At least, I got the point with Rf = 0
Your conclusions must apply to all CFA's regardless of the value of Rf, right?
As I analysed until today, yes.
Please consider the more general case of a CFA with an Rf, and (at least at first) with no Rg. Once that is addressed, you can always add an Rg, and even revisit the degenerate case of Rf = 0.
There is no Rg in your circuit, is it the resistor connected to the output in the feedback voltage divider for voltage gains higher than 1 ?
 

N101N

Banned
2018-05-30 1:21 am
Enchanting Controversial Sonnet

Currents do not flow.
Currents do not return.
Currents do not go anywhere.

Currents do not drive currents.
Currents do not drive voltages.
Currents do not drive anything.

Currents cannot be sensed.
Currents cannot be sourced.
Currents cannot be dumped.
Currents cannot be fed back.

Eternal loving Providence shines forth resplendent
Bringing deliverance to all.
Such a miraculous spectacle.
 

CPaul

Member
2011-11-29 4:12 pm
New schematics correcting the value metionned for the input signal, it was 1V RMS. I also added a short note on the purpose of the schematics.

You have proven my point. Remove R4 and you don't have an output stage - you don't even have a properly functioning circuit! Therefore, R4 is part of your output stage, which needs a return to V- of some kind to work. And the input stage current clearly flows through that output stage.

Will you please, please address your analysis of my comments to the circuit I sent you? In it, R2 is part of the output stage. Capacitively couple an additional load to ground if you feel the need. I asked you repeatedly to comment on the application of my comments to the circuit I provided. It is disingenuous to continue to apply them to a circuit they were not meant for.
 

CPaul

Member
2011-11-29 4:12 pm
My comments and simulation are in contradiction with yours.
Actually, your sim confirms my claim and contradicts yours. Please see my prior post.

My answer is clear : I did not find anything which may show that.
Your output stage will not function without your "load" resistor, of which therefore it is an inextricable part. And clearly, the input stage current flows through that "load", and therefore the output stage. And so the sim contradicts your claim.

So it obeys to today's definition of CFA, for which I invented a new name Low Impedance Inverting Input Amplifier, LIIIA.
Not sure what is your claim for "today's definition of CFA". I assume LIIIA is a jest.
Commercial op-amps were not the object of your first request, one step at a time, right ?
Correct. But your conclusions about CFA's must apply generally, no?

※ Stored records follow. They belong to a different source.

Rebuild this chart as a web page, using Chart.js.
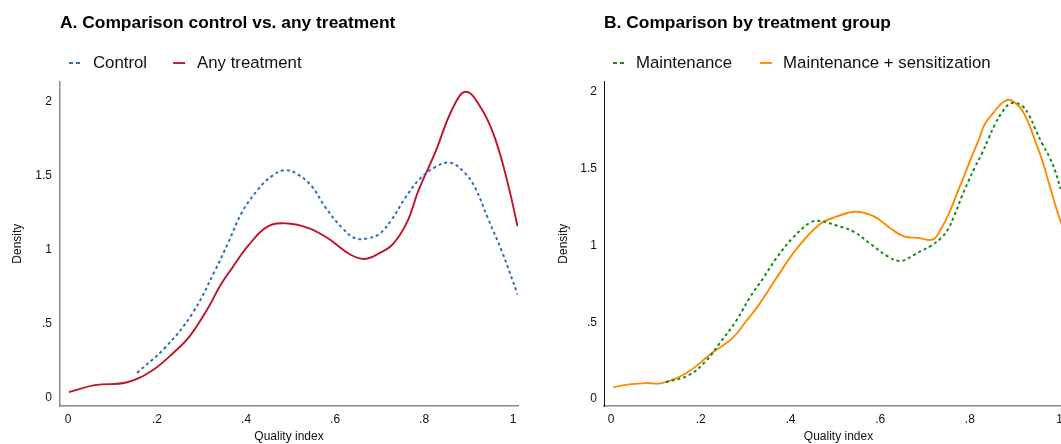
<!DOCTYPE html>
<html>
<head>
<meta charset="utf-8">
<script src="https://cdn.jsdelivr.net/npm/chart.js@4"></script>
<style>
  html, body { margin: 0; padding: 0; background: #fff; overflow: hidden; width: 1061px; height: 444px; }
  .panel { position: absolute; top: 0; height: 444px; }
  #left { left: 0; width: 530px; }
  #right { left: 530px; width: 560px; }
</style>
</head>
<body>
<div class="panel" id="left"><canvas id="chartA" width="530" height="444"></canvas></div>
<div class="panel" id="right"><canvas id="chartB" width="560" height="444"></canvas></div>
<script>
// Panel A: kernel density, control vs any treatment
const controlX = [0.155, 0.218, 0.279, 0.33, 0.36, 0.39, 0.427, 0.458, 0.488, 0.517, 0.548, 0.578, 0.616, 0.645, 0.674, 0.70, 0.728, 0.757, 0.79, 0.825, 0.858, 0.892, 0.915, 0.944, 0.975, 1.01]
const controlY = [0.17, 0.34, 0.57, 0.86, 1.05, 1.25, 1.41, 1.50, 1.54, 1.51, 1.43, 1.29, 1.15, 1.08, 1.08, 1.11, 1.21, 1.35, 1.48, 1.56, 1.59, 1.52, 1.42, 1.21, 0.99, 0.70]
const anyX = [0.002, 0.06, 0.133, 0.19, 0.24, 0.274, 0.315, 0.342, 0.369, 0.405, 0.449, 0.494, 0.539, 0.584, 0.634, 0.667, 0.70, 0.73, 0.762, 0.787, 0.825, 0.863, 0.894, 0.93, 0.96, 0.989, 1.01]
const anyY = [0.04, 0.087, 0.107, 0.188, 0.315, 0.42, 0.61, 0.76, 0.88, 1.03, 1.16, 1.18, 1.15, 1.08, 0.97, 0.94, 0.98, 1.04, 1.19, 1.40, 1.66, 1.95, 2.07, 1.95, 1.75, 1.44, 1.16]

// Panel B: by treatment group
const maintX = [0.122, 0.173, 0.212, 0.241, 0.279, 0.309, 0.342, 0.369, 0.405, 0.444, 0.466, 0.504, 0.541, 0.579, 0.617, 0.646, 0.676, 0.691, 0.714, 0.736, 0.752, 0.766, 0.782, 0.797, 0.811, 0.827, 0.842, 0.856, 0.872, 0.887, 0.901, 0.917, 0.932, 0.946, 0.962, 0.977, 0.991, 1.002]
const maintY = [0.11, 0.155, 0.25, 0.36, 0.51, 0.66, 0.80, 0.92, 1.05, 1.15, 1.16, 1.13, 1.09, 1.01, 0.93, 0.90, 0.94, 0.965, 1.00, 1.05, 1.11, 1.20, 1.32, 1.42, 1.51, 1.60, 1.70, 1.79, 1.87, 1.92, 1.93, 1.91, 1.85, 1.76, 1.66, 1.58, 1.48, 1.37]
const sensX = [0.005, 0.045, 0.077, 0.113, 0.167, 0.225, 0.27, 0.302, 0.331, 0.369, 0.414, 0.466, 0.504, 0.545, 0.586, 0.624, 0.653, 0.685, 0.718, 0.736, 0.752, 0.77, 0.788, 0.804, 0.82, 0.833, 0.854, 0.872, 0.887, 0.901, 0.917, 0.932, 0.946, 0.962, 0.977, 0.991, 1.002, 1.014, 1.025]
const sensY = [0.078, 0.097, 0.104, 0.104, 0.168, 0.30, 0.395, 0.51, 0.62, 0.79, 0.98, 1.14, 1.19, 1.22, 1.19, 1.11, 1.06, 1.05, 1.04, 1.11, 1.20, 1.33, 1.46, 1.58, 1.69, 1.79, 1.87, 1.93, 1.95, 1.93, 1.88, 1.79, 1.68, 1.55, 1.40, 1.26, 1.16, 1.08, 1.0]

const xTicks = [0, 0.2, 0.4, 0.6, 0.8, 1]
const yTicks = [0, 0.5, 1, 1.5, 2]

const FONT = '"Liberation Sans", Arial, Helvetica, sans-serif'
const fmt = (v) => String(Math.round(v * 10) / 10).replace(/^0\./, '.')
const pts = (xs, ys) => xs.map((x, i) => ({ x, y: ys[i] }))

// legend drawn as short line samples above the plot, Stata style
const lineLegend = {
  id: 'lineLegend',
  afterDraw(chart, args, opts) {
    const ctx = chart.ctx
    let x = chart.chartArea.left + opts.offset
    ctx.save()
    ctx.font = '16.8px ' + FONT
    ctx.textBaseline = 'middle'
    chart.data.datasets.forEach(ds => {
      ctx.strokeStyle = ds.borderColor
      ctx.lineWidth = ds.borderWidth
      ctx.setLineDash(ds.borderDash ? [4, 3] : [])
      ctx.beginPath()
      ctx.moveTo(x, opts.y)
      ctx.lineTo(x + 12, opts.y)
      ctx.stroke()
      ctx.setLineDash([])
      x += 12 + opts.gap
      ctx.fillStyle = '#111'
      ctx.fillText(ds.label, x, opts.y)
      x += ctx.measureText(ds.label).width + opts.spacing
    })
    ctx.restore()
  }
}

function makeChart(id, cfg) {
  const ctx = document.getElementById(id).getContext('2d')
  return new Chart(ctx, {
    type: 'line',
    data: { datasets: cfg.datasets },
    plugins: [lineLegend],
    options: {
      responsive: false,
      animation: false,
      layout: { padding: { left: cfg.padLeft, right: cfg.padRight, top: 0, bottom: 0 } },
      elements: { point: { radius: 0 }, line: { tension: 0.4 } },
      plugins: {
        legend: { display: false },
        tooltip: { enabled: false },
        title: {
          display: true,
          text: cfg.title,
          align: 'start',
          fullSize: false,
          color: '#000',
          font: { family: FONT, size: 17.4, weight: 'bold' },
          padding: { top: 13, bottom: 47.5 }
        },
        lineLegend: cfg.legend
      },
      scales: {
        x: {
          type: 'linear',
          min: cfg.xMin,
          max: cfg.xMax,
          afterBuildTicks: (s) => { s.ticks = xTicks.map(v => ({ value: v })) },
          afterFit: (s) => { s.height = 38 },
          ticks: { callback: fmt, color: '#111', padding: 6, font: { family: FONT, size: 12 }, maxRotation: 0 },
          grid: { display: false, drawTicks: false },
          border: { color: '#8a8a8a', width: 1.5 },
          title: { display: true, text: 'Quality index', color: '#111', padding: 0, font: { family: FONT, size: 12 } }
        },
        y: {
          min: cfg.yMin,
          max: cfg.yMax,
          afterBuildTicks: (s) => { s.ticks = yTicks.map(v => ({ value: v })) },
          afterFit: (s) => { s.width = cfg.yWidth },
          ticks: { callback: fmt, color: '#111', padding: cfg.yPad, font: { family: FONT, size: 12 } },
          grid: { display: false, drawTicks: false },
          border: { color: cfg.yAxisColor, width: cfg.yAxisWidth },
          title: { display: true, text: 'Density', color: '#111', padding: 0, font: { family: FONT, size: 12 } }
        }
      }
    }
  })
}

makeChart('chartA', {
  title: 'A. Comparison control vs. any treatment',
  datasets: [
    { label: 'Control', data: pts(controlX, controlY), borderColor: '#2c6fbb', borderWidth: 2, borderDash: [3, 3] },
    { label: 'Any treatment', data: pts(anyX, anyY), borderColor: '#bf152c', borderWidth: 1.9 }
  ],
  legend: { offset: 9, gap: 12, spacing: 26, y: 63 },
  padLeft: 10.8, padRight: 12,
  yWidth: 49.2, yPad: 8,
  xMin: -0.018, xMax: 1.011,
  yMin: -0.0537, yMax: 2.14,
  yAxisColor: '#8a8a8a', yAxisWidth: 1.5
})

makeChart('chartB', {
  title: 'B. Comparison by treatment group',
  datasets: [
    { label: 'Maintenance', data: pts(maintX, maintY), borderColor: '#178a17', borderWidth: 2, borderDash: [3, 3] },
    { label: 'Maintenance + sensitization', data: pts(sensX, sensY), borderColor: '#ff8a00', borderWidth: 1.9 }
  ],
  legend: { offset: 9, gap: 11, spacing: 28, y: 63 },
  padLeft: 26.8, padRight: 17,
  yWidth: 47.2, yPad: 7,
  xMin: -0.0158, xMax: 1.03,
  yMin: -0.0453, yMax: 2.07,
  yAxisColor: '#111', yAxisWidth: 1
})
</script>
</body>
</html>
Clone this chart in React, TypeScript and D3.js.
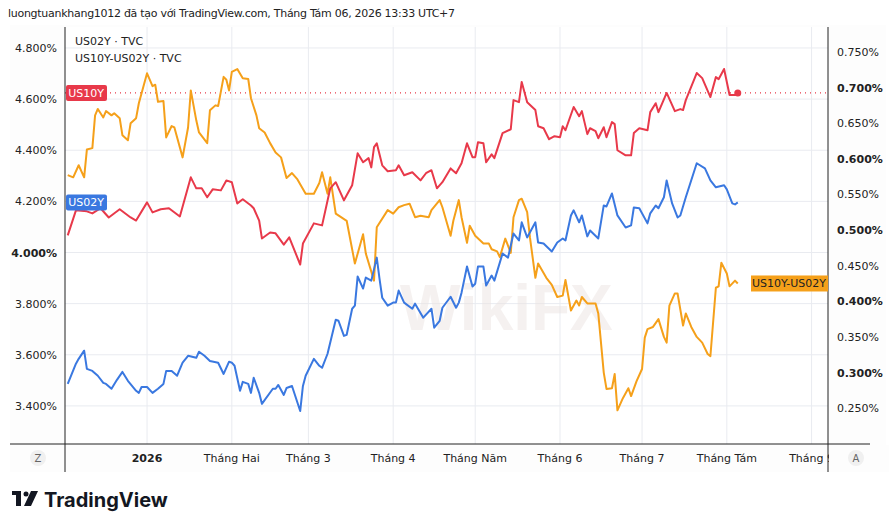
import React from 'react';
import * as d3 from 'd3';

// days since 2025-12-02 and values
const us10yDays = [1,4,8,10,13,16,20,24,26,30,32,35,38,42,46,48,50,52,54,57,59,61,63,65,68,69,71,72,75,77,80,82,86,87,91,94,97,99,102,105,107,109,111,112,113,114,116,118,121,122,124,127,130,132,134,136,138,141,143,145,147,149,150,151,153,154,156,157,160,163,164,166,167,169,172,173,175,177,179,181,182,183,186,188,189,191,192,194,195,197,198,200,201,202,205,207,208,210,213,214,216,217,220,223,225,226,227,231,233,236,238,239,241,243,245,246];
const us10yVals = [4.067,4.165,4.161,4.153,4.173,4.137,4.169,4.137,4.125,4.196,4.157,4.169,4.173,4.141,4.294,4.251,4.251,4.216,4.247,4.243,4.282,4.275,4.192,4.208,4.184,4.173,4.125,4.055,4.078,4.075,4.031,4.059,3.953,4.035,4.114,4.106,4.251,4.275,4.204,4.263,4.388,4.353,4.369,4.333,4.412,4.427,4.341,4.318,4.322,4.341,4.302,4.314,4.282,4.310,4.322,4.251,4.275,4.329,4.310,4.349,4.427,4.373,4.373,4.431,4.427,4.353,4.384,4.369,4.467,4.482,4.596,4.588,4.667,4.588,4.557,4.494,4.486,4.443,4.455,4.451,4.494,4.478,4.569,4.533,4.553,4.463,4.486,4.475,4.447,4.490,4.451,4.510,4.502,4.400,4.380,4.380,4.467,4.486,4.478,4.549,4.584,4.549,4.624,4.553,4.561,4.557,4.596,4.702,4.682,4.608,4.686,4.678,4.718,4.616,4.616,4.624];

const us02yDays = [1,4,5,7,8,10,12,14,15,17,19,21,23,26,27,28,30,32,34,36,37,39,41,43,45,48,49,51,53,56,58,60,61,62,64,65,67,68,69,71,72,76,77,78,80,81,83,86,87,88,91,93,94,96,99,100,102,103,105,106,107,109,110,112,114,115,116,118,120,121,122,124,127,128,131,134,135,137,138,141,143,144,145,147,149,150,151,153,154,156,157,160,162,164,166,167,169,172,173,175,178,180,182,183,185,186,188,189,191,192,195,197,198,200,202,205,207,208,210,213,214,216,217,219,220,222,224,225,227,231,234,236,238,241,242,244,245,246];
const us02yVals = [3.486,3.565,3.584,3.616,3.545,3.537,3.518,3.490,3.486,3.467,3.502,3.533,3.498,3.459,3.451,3.474,3.474,3.451,3.467,3.486,3.537,3.537,3.518,3.569,3.596,3.588,3.612,3.596,3.576,3.569,3.525,3.573,3.569,3.557,3.459,3.494,3.486,3.451,3.510,3.451,3.408,3.467,3.467,3.482,3.443,3.470,3.478,3.380,3.478,3.518,3.584,3.557,3.549,3.604,3.737,3.733,3.674,3.678,3.780,3.792,3.906,3.859,3.902,3.890,3.980,3.898,3.823,3.792,3.804,3.804,3.851,3.804,3.780,3.800,3.745,3.780,3.706,3.733,3.784,3.827,3.784,3.804,3.843,3.945,3.867,3.878,3.945,3.945,3.871,3.910,3.890,3.996,3.980,4.074,4.047,4.118,4.059,4.118,4.039,4.035,4.004,4.039,4.055,4.047,4.145,4.165,4.118,4.145,4.063,4.086,4.055,4.184,4.180,4.231,4.145,4.098,4.106,4.176,4.173,4.114,4.153,4.184,4.173,4.216,4.282,4.192,4.137,4.145,4.216,4.349,4.329,4.282,4.255,4.263,4.247,4.192,4.188,4.196];

const spreadDays = [1,3,5,7,8,10,11,12,14,15,17,18,20,21,23,24,26,27,30,32,33,34,36,37,39,40,43,45,46,48,49,52,53,55,56,58,59,60,61,63,65,67,68,70,71,73,75,77,79,81,83,85,88,91,93,94,96,97,99,103,106,109,110,113,114,118,120,122,124,126,128,130,133,134,137,138,141,142,144,145,147,148,150,153,155,156,158,159,161,163,164,166,167,169,170,172,173,176,178,180,182,183,185,187,188,189,191,194,195,197,198,200,201,202,204,206,207,209,211,212,213,215,217,219,220,221,223,224,226,227,229,231,233,235,236,238,239,240,242,243,245,246];
const spreadVals = [0.577,0.574,0.591,0.574,0.613,0.615,0.661,0.670,0.658,0.667,0.661,0.664,0.657,0.633,0.626,0.650,0.657,0.678,0.720,0.702,0.704,0.680,0.681,0.630,0.646,0.644,0.602,0.644,0.696,0.654,0.637,0.622,0.668,0.675,0.674,0.715,0.711,0.696,0.722,0.726,0.713,0.712,0.685,0.661,0.643,0.637,0.622,0.609,0.602,0.573,0.580,0.571,0.551,0.551,0.566,0.581,0.551,0.574,0.523,0.513,0.453,0.494,0.467,0.429,0.504,0.528,0.523,0.532,0.535,0.537,0.518,0.520,0.518,0.528,0.542,0.532,0.492,0.513,0.542,0.518,0.482,0.506,0.492,0.481,0.481,0.473,0.470,0.462,0.488,0.468,0.518,0.542,0.544,0.525,0.490,0.433,0.453,0.433,0.423,0.406,0.408,0.430,0.387,0.401,0.394,0.406,0.397,0.397,0.383,0.300,0.277,0.278,0.298,0.247,0.264,0.278,0.267,0.288,0.305,0.349,0.361,0.364,0.375,0.350,0.342,0.394,0.411,0.411,0.366,0.383,0.364,0.350,0.342,0.326,0.323,0.419,0.421,0.454,0.439,0.421,0.429,0.425];

const leftTicks = [3.4, 3.6, 3.8, 4.0, 4.2, 4.4, 4.6, 4.8];
const rightTicks = [0.25, 0.3, 0.35, 0.4, 0.45, 0.5, 0.55, 0.6, 0.65, 0.7, 0.75];
const monthTicks = [
  { d: '2026-01-01', label: '2026', bold: true },
  { d: '2026-02-01', label: 'Tháng Hai' },
  { d: '2026-03-01', label: 'Tháng 3' },
  { d: '2026-04-01', label: 'Tháng 4' },
  { d: '2026-05-01', label: 'Tháng Năm' },
  { d: '2026-06-01', label: 'Tháng 6' },
  { d: '2026-07-01', label: 'Tháng 7' },
  { d: '2026-08-01', label: 'Tháng Tám' },
  { d: '2026-09-01', label: 'Tháng 9' },
];

const RED = '#e8394a';
const BLUE = '#3a78e0';
const ORANGE = '#f5a01a';
const FONT = '"DejaVu Sans", Verdana, sans-serif';

const start = new Date(2025, 11, 2);
const toDate = (d: number) => d3.timeDay.offset(start, d);

export default function App() {
  const L = 65, R = 828, T = 27, B = 444;
  const x = d3.scaleTime().domain([new Date(2025, 11, 2), new Date(2026, 8, 7)]).range([L, R]);
  const yL = d3.scaleLinear().domain([3.251, 4.882]).range([B, T]);
  const yR = d3.scaleLinear().domain([0.1997, 0.785]).range([B, T]);

  const mk = (days: number[], vals: number[], y: d3.ScaleLinear<number, number>) =>
    d3.line<number>().x((_, i) => x(toDate(days[i]))).y(v => y(v))(vals) || '';

  const last10 = us10yVals[us10yVals.length - 1];
  const last02 = us02yVals[us02yVals.length - 1];
  const lastSp = spreadVals[spreadVals.length - 1];
  const tickDate = (s: string) => { const [a, b, c] = s.split('-').map(Number); return new Date(a, b - 1, c); };

  return (
    <svg width={894} height={532} style={{ position: 'absolute', left: 0, top: 0, fontFamily: FONT }}>
      <rect width={894} height={532} fill="#fff" />
      <rect x={10} y={25} width={876} height={447} fill="#fdfdfd" />
      <text x={8} y={17} fontSize={11} fill="#222" textLength={447}>luongtuankhang1012 đã tạo với TradingView.com, Tháng Tám 06, 2026 13:33 UTC+7</text>
      <defs><clipPath id="pc"><rect x={L} y={T} width={R - L} height={B - T} /></clipPath></defs>
      <rect x={L} y={T} width={R - L} height={B - T} fill="#fff" />
      {leftTicks.map(t => <line key={t} x1={L} x2={R} y1={yL(t)} y2={yL(t)} stroke="#e9ebf0" />)}
      {monthTicks.map(m => <line key={m.d} x1={x(tickDate(m.d))} x2={x(tickDate(m.d))} y1={T} y2={B} stroke="#e9ebf0" />)}
      <text x={400} y={330} fontSize={64} fontWeight="bold" fill="#ece4e2" opacity={0.5} fontFamily="Arial">WikiFX</text>
      <g clipPath="url(#pc)" fill="none" strokeWidth={2} strokeLinejoin="round">
        <line x1={L} x2={R} y1={yL(last10)} y2={yL(last10)} stroke={RED} strokeWidth={1.2} strokeDasharray="1 4" />
        <path d={mk(spreadDays, spreadVals, yR)} stroke={ORANGE} />
        <path d={mk(us10yDays, us10yVals, yL)} stroke={RED} />
        <path d={mk(us02yDays, us02yVals, yL)} stroke={BLUE} />
        <circle cx={x(toDate(us10yDays[us10yDays.length - 1]))} cy={yL(last10)} r={3.5} fill={RED} stroke="none" />
      </g>
      <line x1={L} x2={L} y1={T} y2={472} stroke="#222" />
      <line x1={R} x2={R} y1={T} y2={472} stroke="#222" />
      <line x1={10} x2={870} y1={B} y2={B} stroke="#222" />
      {leftTicks.map(t => (
        <text key={t} x={57} y={yL(t) + 4} fontSize={11} textAnchor="end" fill="#222" fontWeight={t === 4 ? 'bold' : 'normal'}>{d3.format('.3f')(t)}%</text>
      ))}
      {rightTicks.map((t, i) => (
        <text key={t} x={837} y={yR(t) + 4} fontSize={11} fill="#222" fontWeight={i % 2 === 1 ? 'bold' : 'normal'}>{d3.format('.3f')(t)}%</text>
      ))}
      {monthTicks.map(m => (
        <text key={m.d} x={x(tickDate(m.d))} y={462} fontSize={11} textAnchor="middle" fill="#222" fontWeight={m.bold ? 'bold' : 'normal'}>{m.label}</text>
      ))}
      <rect x={R + 1} y={445} width={60} height={27} fill="#fdfdfd" />
      <circle cx={38} cy={458} r={8} fill="#f0f0f0" />
      <text x={38} y={462} fontSize={10} textAnchor="middle" fill="#666">Z</text>
      <circle cx={856} cy={458} r={8} fill="#f0f0f0" />
      <text x={856} y={462} fontSize={10} textAnchor="middle" fill="#666">A</text>
      <text x={75} y={45} fontSize={11} fill="#222">US02Y · TVC</text>
      <text x={75} y={62} fontSize={11} fill="#222">US10Y-US02Y · TVC</text>
      <rect x={66} y={yL(last10) - 8} width={41} height={16} rx={2} fill={RED} />
      <text x={86} y={yL(last10) + 4} fontSize={11} textAnchor="middle" fill="#fff">US10Y</text>
      <rect x={66} y={yL(last02) - 8} width={41} height={16} rx={2} fill={BLUE} />
      <text x={86} y={yL(last02) + 4} fontSize={11} textAnchor="middle" fill="#fff">US02Y</text>
      <rect x={751} y={yR(lastSp) - 8} width={77} height={16} fill={ORANGE} />
      <text x={789} y={yR(lastSp) + 4} fontSize={11} textAnchor="middle" fill="#222">US10Y-US02Y</text>
      <g transform="translate(12,491)">
        <rect x={0} y={0} width={9} height={4} fill="#131722" />
        <rect x={4} y={0} width={5} height={15} fill="#131722" />
        <circle cx={14} cy={3} r={2.5} fill="#131722" />
        <path d="M19 0 L26 0 L19 15 L12 15 Z" fill="#131722" />
        <text x={32} y={16} fontSize={20} fontWeight="bold" fill="#131722" fontFamily="Inter, sans-serif">TradingView</text>
      </g>
    </svg>
  );
}
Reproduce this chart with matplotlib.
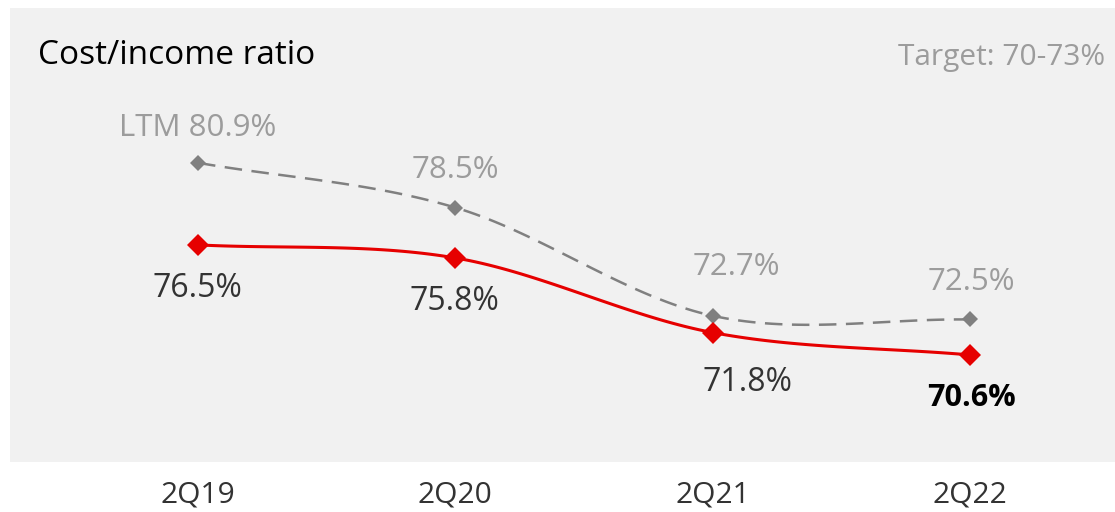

I am amused that you would quote "one step at a time" when so far, you have not taken that step, which involves the circuit I presented!
At least, I got the point with Rf = 0
?
As I analysed until today, yes.
Please reconsider.
There is no Rg in your circuit, is it the resistor connected to the output in the feedback voltage divider for voltage gains higher than 1 ?
The Rg I refer to would be connected to the input stage emitter.
 

CPaul

Member
2011-11-29 4:12 pm
Enchanting Controversial Sonnet

Currents do not flow.
Currents do not return.
Currents do not go anywhere.

Currents do not drive currents.
Currents do not drive voltages.
Currents do not drive anything.

Currents cannot be sensed.
Currents cannot be sourced.
Currents cannot be dumped.
Currents cannot be fed back.

Eternal loving Providence shines forth resplendent
Bringing deliverance to all.
Such a miraculous spectacle.

What, no Haiku? :)
 
Why some people persistent about CFA definition, this is industry accepted nomenclature, good enough for me.
Because the industry accepted nomenclature obeys to marketing services and does not necessarily choose the adequate name for a topology.
Because they do not understand how it work
Currently it is the topic. Some people already gave their point of view with arguments, it would interesting you give yours, and even more interesting, how you justify it.